===== INPUT =====

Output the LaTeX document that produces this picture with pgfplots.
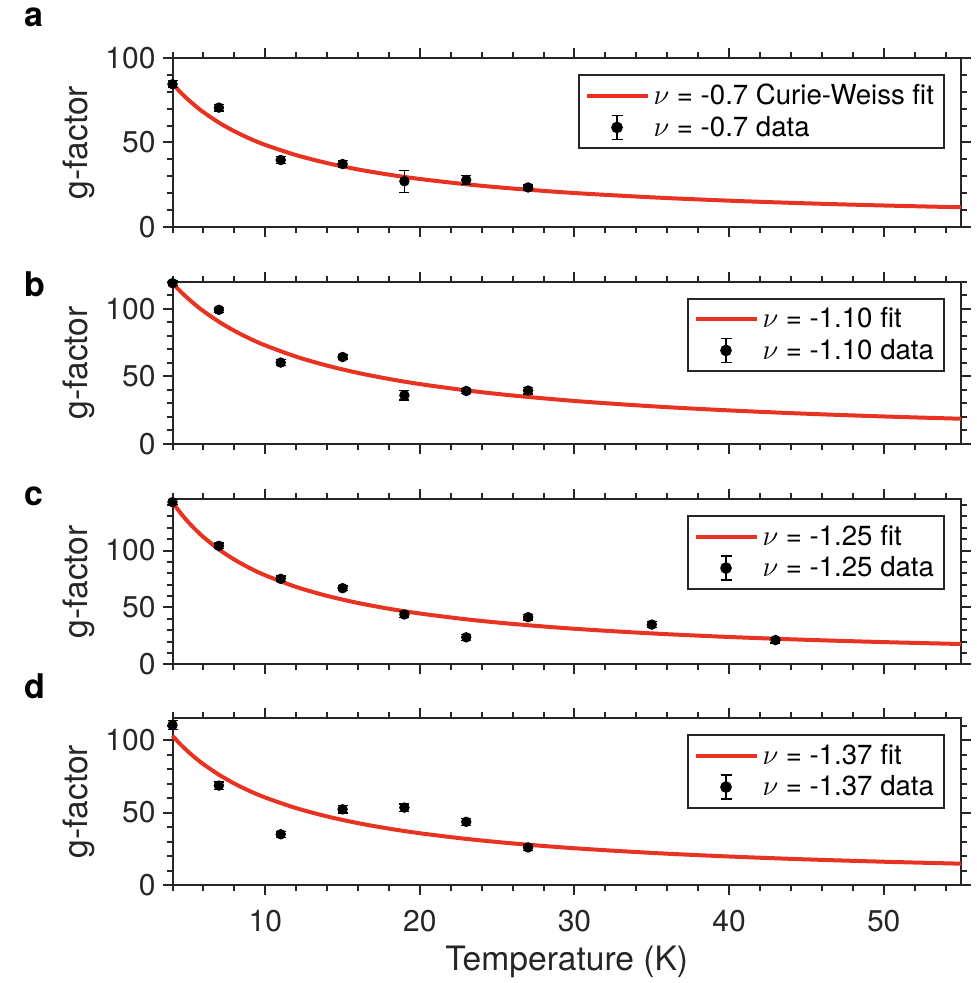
\documentclass[border=0pt]{standalone}
\usepackage{fontspec}
\setmainfont{TeX Gyre Heros}
\usepackage{pgfplots}
\pgfplotsset{compat=1.18}
\definecolor{fitred}{RGB}{232,51,35}
\definecolor{axgray}{RGB}{38,38,38}
\pgfplotsset{
  gpanel/.style={
    scale only axis, width=394.25pt,
    xmin=4, xmax=55, ymin=0,
    axis line style={line width=1pt, axgray},
    tick style={line width=1pt, axgray},
    tick align=outside, tick pos=both,
    major tick length=5pt, minor tick length=3pt,
    xtick={10,20,30,40,50},
    minor xtick={4,6,...,54},
    ytick={0,50,100},
    clip=false,
    /pgf/number format/assume math mode=true,
    tick label style={font=\fontsize{15}{18}\selectfont, text=axgray},
    xticklabel style={yshift=-4pt},
    label style={font=\fontsize{16.8}{20}\selectfont, text=axgray},
    ylabel={g-factor},
    ylabel style={at={(axis description cs:-0.1192,0.5)}, anchor=center},
    legend cell align=left,
    legend style={at={(rel axis cs:1,1)}, anchor=north east, xshift=-8pt, yshift=-8pt,
      draw=axgray, line width=1pt, font=\fontsize{13.8}{16}\selectfont,
      inner xsep=3pt, inner ysep=2.5pt, row sep=0pt},
    anchor=north west,
  },
  fitline/.style={fitred, line width=2pt, smooth, no marks,
    legend image code/.code={\draw[fitred, line width=2pt] (0pt,0pt) -- (30.5pt,0pt);}},
  datapts/.style={only marks, mark=*, mark size=2.4pt, black,
    legend image code/.code={
      \draw[black, line width=0.6pt] (15.25pt,-6pt) -- (15.25pt,6pt);
      \draw[black, line width=0.6pt] (12.5pt,-6pt) -- (18pt,-6pt);
      \draw[black, line width=0.6pt] (12.5pt,6pt) -- (18pt,6pt);
      \fill[black] (15.25pt,0pt) circle (2.4pt);},
    error bars/y dir=both, error bars/y explicit,
    error bars/error bar style={line width=0.6pt, black},
    error bars/error mark options={rotate=90, mark size=2.5pt, line width=0.6pt, black}},
}
\begin{document}
\begin{tikzpicture}
% panel a
\begin{axis}[gpanel, at={(86.25pt,-29.15pt)}, height=84.2pt, ymax=100,
  minor ytick={0,10,...,100}, xticklabels={}]
\addplot[fitline] coordinates {(4,85) (4.5,79.9) (5,75.56) (5.5,71.6) (6,68.0) (7,61.82) (8,56.67) (9,52.31) (10,48.57) (12,42.5) (14,37.78) (16,34.0) (18,30.91) (20,28.33) (23,25.19) (26,22.67) (30,20.0) (35,17.44) (40,15.45) (45,13.88) (50,12.59) (55,11.53)};
\addlegendentry{$\nu$ = -0.7 Curie-Weiss fit}
\addplot[datapts] coordinates {(4,84.6) +- (0,2) (7,70.7) +- (0,2) (11,39.6) +- (0,2) (15,37.2) +- (0,2) (19,27) +- (0,6.5) (23,27.7) +- (0,2.5) (27,23.3) +- (0,1.5)};
\addlegendentry{$\nu$ = -0.7 data}
\end{axis}
% panel b
\begin{axis}[gpanel, at={(86.25pt,-140.85pt)}, height=81.15pt, ymax=120,
  minor ytick={0,10,...,120}, xticklabels={}]
\addplot[fitline] coordinates {(4,118.95) (4.5,113.0) (5,107.62) (5.5,102.7) (6,98.26) (7,90.4) (8,83.70) (9,77.93) (10,72.90) (12,64.57) (14,57.95) (16,52.56) (18,48.09) (20,44.31) (23,39.65) (26,35.87) (30,31.83) (35,27.90) (40,24.84) (45,22.38) (50,20.36) (55,18.68)};
\addlegendentry{$\nu$ = -1.10 fit}
\addplot[datapts] coordinates {(4,118.9) +- (0,2) (7,99.2) +- (0,2) (11,60.2) +- (0,2) (15,64.3) +- (0,1.5) (19,36) +- (0,3.5) (23,39.2) +- (0,2) (27,39.5) +- (0,2.5)};
\addlegendentry{$\nu$ = -1.10 data}
\end{axis}
% panel c
\begin{axis}[gpanel, at={(86.25pt,-249.65pt)}, height=82.5pt, ymax=145,
  minor ytick={0,10,...,140}, xticklabels={}]
\addplot[fitline] coordinates {(4,142.47) (4.5,133.3) (5,125.30) (5.5,118.2) (6,111.83) (7,100.97) (8,92.04) (9,84.55) (10,78.20) (12,67.97) (14,60.12) (16,53.89) (18,48.83) (20,44.64) (23,39.54) (26,35.49) (30,31.23) (35,27.15) (40,24.02) (45,21.53) (50,19.51) (55,17.84)};
\addlegendentry{$\nu$ = -1.25 fit}
\addplot[datapts] coordinates {(4,142.5) +- (0,2) (7,104.1) +- (0,2.5) (11,75.1) +- (0,2.5) (15,66.9) +- (0,2) (19,43.8) +- (0,2.5) (23,23.7) +- (0,2.5) (27,41.4) +- (0,2.5) (35,34.9) +- (0,2.5) (43,21.3) +- (0,2.5)};
\addlegendentry{$\nu$ = -1.25 data}
\end{axis}
% panel d
\begin{axis}[gpanel, at={(86.25pt,-359.15pt)}, height=83.35pt, ymax=115,
  minor ytick={0,10,...,110},
  xlabel={Temperature (K)},
  xlabel style={at={(axis description cs:0.5,0)}, anchor=center, yshift=-38.5pt}]
\addplot[fitline] coordinates {(4,102.94) (4.5,97.2) (5,92.11) (5.5,87.5) (6,83.33) (7,76.09) (8,70.0) (9,64.81) (10,60.34) (12,53.03) (14,47.30) (16,42.68) (18,38.89) (20,35.71) (23,31.82) (26,28.69) (30,25.36) (35,22.15) (40,19.66) (45,17.68) (50,16.06) (55,14.71)};
\addlegendentry{$\nu$ = -1.37 fit}
\addplot[datapts] coordinates {(4,110.3) +- (0,3) (7,68.6) +- (0,2.5) (11,35) +- (0,2) (15,52.2) +- (0,2.5) (19,53.4) +- (0,2.5) (23,43.6) +- (0,2.5) (27,25.9) +- (0,2)};
\addlegendentry{$\nu$ = -1.37 data}
\end{axis}
% panel letters
\node[anchor=base west, inner sep=0pt, font=\fontsize{17}{19}\selectfont\bfseries] at (12pt,-13.5pt) {a};
\node[anchor=base west, inner sep=0pt, font=\fontsize{17}{19}\selectfont\bfseries] at (12pt,-148.3pt) {b};
\node[anchor=base west, inner sep=0pt, font=\fontsize{17}{19}\selectfont\bfseries] at (12pt,-252.5pt) {c};
\node[anchor=base west, inner sep=0pt, font=\fontsize{17}{19}\selectfont\bfseries] at (12pt,-349.2pt) {d};
\pgfresetboundingbox
\path[use as bounding box] (0pt,0pt) rectangle (488pt,-491.5pt);
\end{tikzpicture}
\end{document}
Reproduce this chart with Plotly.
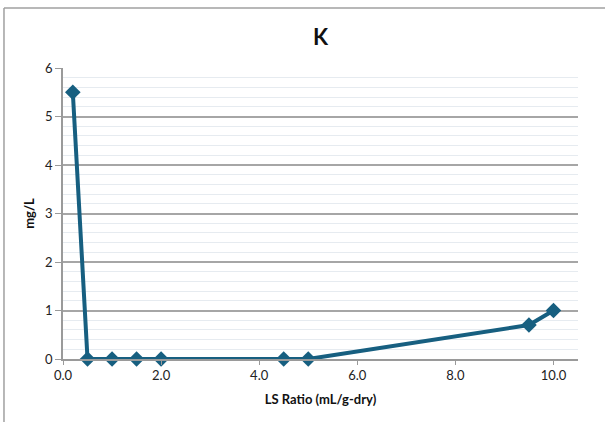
import plotly.graph_objects as go

ls_ratio = [0.2, 0.5, 1.0, 1.5, 2.0, 4.5, 5.0, 9.5, 10.0]
k_mgL = [5.5, 0.0, 0.0, 0.0, 0.0, 0.0, 0.0, 0.7, 1.0]
x_ticks = [0, 2, 4, 6, 8, 10]
x_tick_labels = ["0.0", "2.0", "4.0", "6.0", "8.0", "10.0"]
y_ticks = [0, 1, 2, 3, 4, 5, 6]

color = "#175F80"
font = "Lato, 'Open Sans', sans-serif"

fig = go.Figure()
fig.add_trace(go.Scatter(
    x=ls_ratio, y=k_mgL, mode="lines+markers",
    line=dict(color=color, width=4),
    marker=dict(symbol="diamond", size=12, color=color),
    showlegend=False, cliponaxis=False,
))

fig.update_layout(
    width=605, height=422,
    margin=dict(l=63, r=27, t=68, b=63, autoexpand=False),
    paper_bgcolor="white", plot_bgcolor="white",
    font=dict(family=font, size=13, color="#222"),
    title=dict(text="<b>K</b>", x=0.5, xanchor="center", y=0.912, yanchor="middle",
               xref="paper", font=dict(size=22, family=font, color="#111")),
    xaxis=dict(range=[0, 10.5], tickvals=x_ticks, ticktext=x_tick_labels,
               showgrid=False, zeroline=False,
               showline=True, linecolor="#9a9a9a", linewidth=1.5,
               ticks="outside", ticklen=4, tickcolor="#9a9a9a",
               title=dict(text="<b>LS Ratio (mL/g-dry)</b>", font=dict(size=13, family=font, color="#111"), standoff=13)),
    yaxis=dict(range=[0, 6], tickvals=y_ticks,
               showgrid=True, gridcolor="#a6a6a6", gridwidth=1.5,
               zeroline=False,
               showline=True, linecolor="#9a9a9a", linewidth=1.5,
               ticks="outside", ticklen=6, tickcolor="#9a9a9a",
               minor=dict(dtick=0.2, showgrid=True, gridcolor="#e6ebf0", gridwidth=1, ticks=""),
               title=dict(text="<b>mg/L</b>", font=dict(size=13, family=font, color="#111"), standoff=8)),
)

fig.add_shape(type="line", xref="paper", yref="paper", x0=-0.1146, x1=1.06, y0=1.206, y1=1.206,
              line=dict(color="#a0a0a0", width=1.5))
fig.add_shape(type="line", xref="paper", yref="paper", x0=-0.1146, x1=-0.1146, y0=1.206, y1=-0.25,
              line=dict(color="#a0a0a0", width=1.5))

fig.write_html("out.html", config={"displayModeBar": False},
               post_script="document.body.style.margin='0';")
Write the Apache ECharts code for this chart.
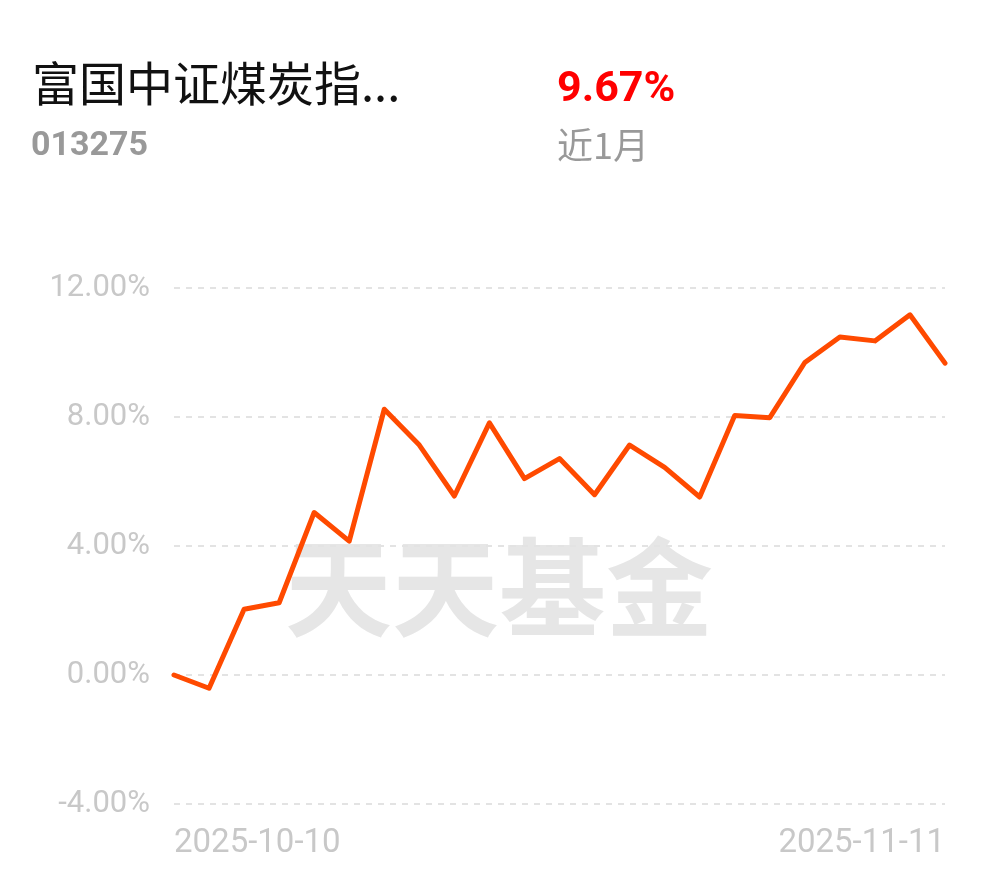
<!DOCTYPE html>
<html>
<head>
<meta charset="utf-8">
<script src="https://cdn.jsdelivr.net/npm/echarts@6/dist/echarts.min.js"></script>
<style>
html,body{margin:0;padding:0;background:#fff;}
#chart{width:990px;height:878px;}
</style>
</head>
<body>
<div id="chart"></div>
<script>
const fundName = '富国中证煤炭指...';
const fundCode = '013275';
const periodReturn = '9.67%';
const periodLabel = '近1月';
const watermark = '天天基金';

const dates = ['2025-10-10','2025-10-13','2025-10-14','2025-10-15','2025-10-16','2025-10-17',
  '2025-10-20','2025-10-21','2025-10-22','2025-10-23','2025-10-24',
  '2025-10-27','2025-10-28','2025-10-29','2025-10-30','2025-10-31',
  '2025-11-03','2025-11-04','2025-11-05','2025-11-06','2025-11-07',
  '2025-11-10','2025-11-11'];
const returns = [0.00,-0.41,2.04,2.24,5.04,4.15,8.24,7.13,5.55,7.82,6.09,6.71,5.59,7.13,6.44,5.52,8.05,7.98,9.69,10.48,10.36,11.17,9.67];
const yMin = -4, yMax = 12, yStep = 4;

const chart = echarts.init(document.getElementById('chart'), null, {renderer:'canvas'});
chart.setOption({
  backgroundColor:'#ffffff',
  animation:false,
  grid:{left:174,right:45,top:288,bottom:74,containLabel:false},
  graphic:[
    {type:'text',left:32,top:60,style:{text:fundName,font:'47px "Noto Sans CJK SC"',fill:'#111111',textVerticalAlign:'middle'}},
    {type:'text',left:31,top:129,style:{text:fundCode,font:'bold 34px Roboto',fill:'#999999',textVerticalAlign:'middle'}},
    {type:'text',left:557,top:69,style:{text:periodReturn,font:'bold 43px Roboto',fill:'#ff0000',textVerticalAlign:'middle'}},
    {type:'text',left:557,top:127,style:{text:periodLabel,font:'36px "Noto Sans CJK SC"',fill:'#999999',textVerticalAlign:'middle'}},
    {type:'text',left:285,top:534,z:-1,style:{text:watermark,font:'bold 107px "Noto Sans CJK SC"',fill:'#e6e6e6'}}
  ],
  xAxis:{
    type:'category',data:dates,boundaryGap:false,
    axisLine:{show:false},axisTick:{show:false},splitLine:{show:false},
    axisLabel:{
      interval:0,
      formatter:function(v,i){return (i===0||i===dates.length-1)?v:'';},
      color:'#c8c8c8',fontSize:33,fontFamily:'Roboto',margin:23,
      alignMinLabel:'left',alignMaxLabel:'right'
    }
  },
  yAxis:{
    type:'value',min:yMin,max:yMax,interval:yStep,
    axisLine:{show:false},axisTick:{show:false},
    axisLabel:{formatter:function(v){return v.toFixed(2)+'%';},color:'#c8c8c8',fontSize:31,fontFamily:'Roboto',margin:24},
    splitLine:{show:true,lineStyle:{color:'#e3e3e3',width:2,type:[6,6]}}
  },
  series:[{
    type:'line',data:returns,showSymbol:false,symbol:'none',
    lineStyle:{color:'#ff4a00',width:5,join:'round',cap:'round'},
    z:5
  }]
});
</script>
</body>
</html>
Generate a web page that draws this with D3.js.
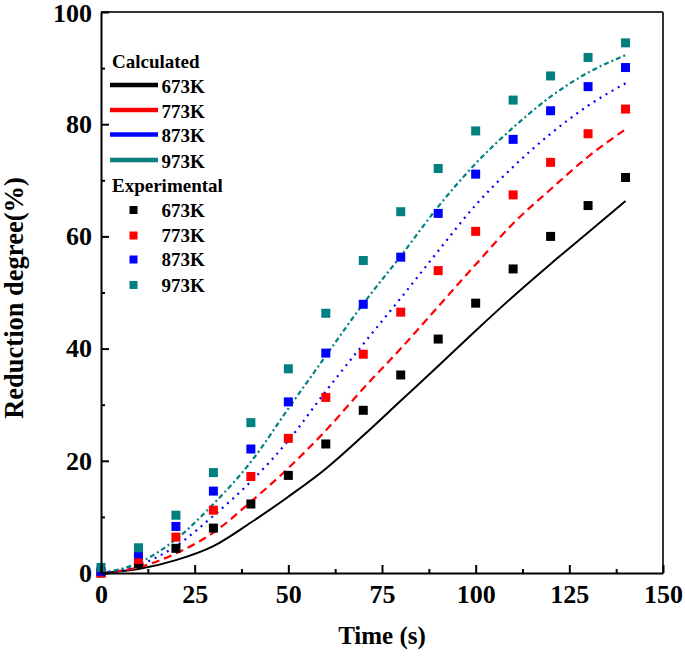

=====

[EXERCISE] Leave out the pictures, and copy only the lines from the one holding "Write the Apache ECharts code for this chart." through the one holding "const yMin = -4, yMax = 12, yStep = 4;", exactly as written.

[RESULT OF THE TASK]
Write the Apache ECharts code for this chart.
<!DOCTYPE html>
<html>
<head>
<meta charset="utf-8">
<script src="https://cdn.jsdelivr.net/npm/echarts@6/dist/echarts.min.js"></script>
<style>
html,body{margin:0;padding:0;background:#fff;}
#chart{width:990px;height:878px;}
</style>
</head>
<body>
<div id="chart"></div>
<script>
const fundName = '富国中证煤炭指...';
const fundCode = '013275';
const periodReturn = '9.67%';
const periodLabel = '近1月';
const watermark = '天天基金';

const dates = ['2025-10-10','2025-10-13','2025-10-14','2025-10-15','2025-10-16','2025-10-17',
  '2025-10-20','2025-10-21','2025-10-22','2025-10-23','2025-10-24',
  '2025-10-27','2025-10-28','2025-10-29','2025-10-30','2025-10-31',
  '2025-11-03','2025-11-04','2025-11-05','2025-11-06','2025-11-07',
  '2025-11-10','2025-11-11'];
const returns = [0.00,-0.41,2.04,2.24,5.04,4.15,8.24,7.13,5.55,7.82,6.09,6.71,5.59,7.13,6.44,5.52,8.05,7.98,9.69,10.48,10.36,11.17,9.67];
const yMin = -4, yMax = 12, yStep = 4;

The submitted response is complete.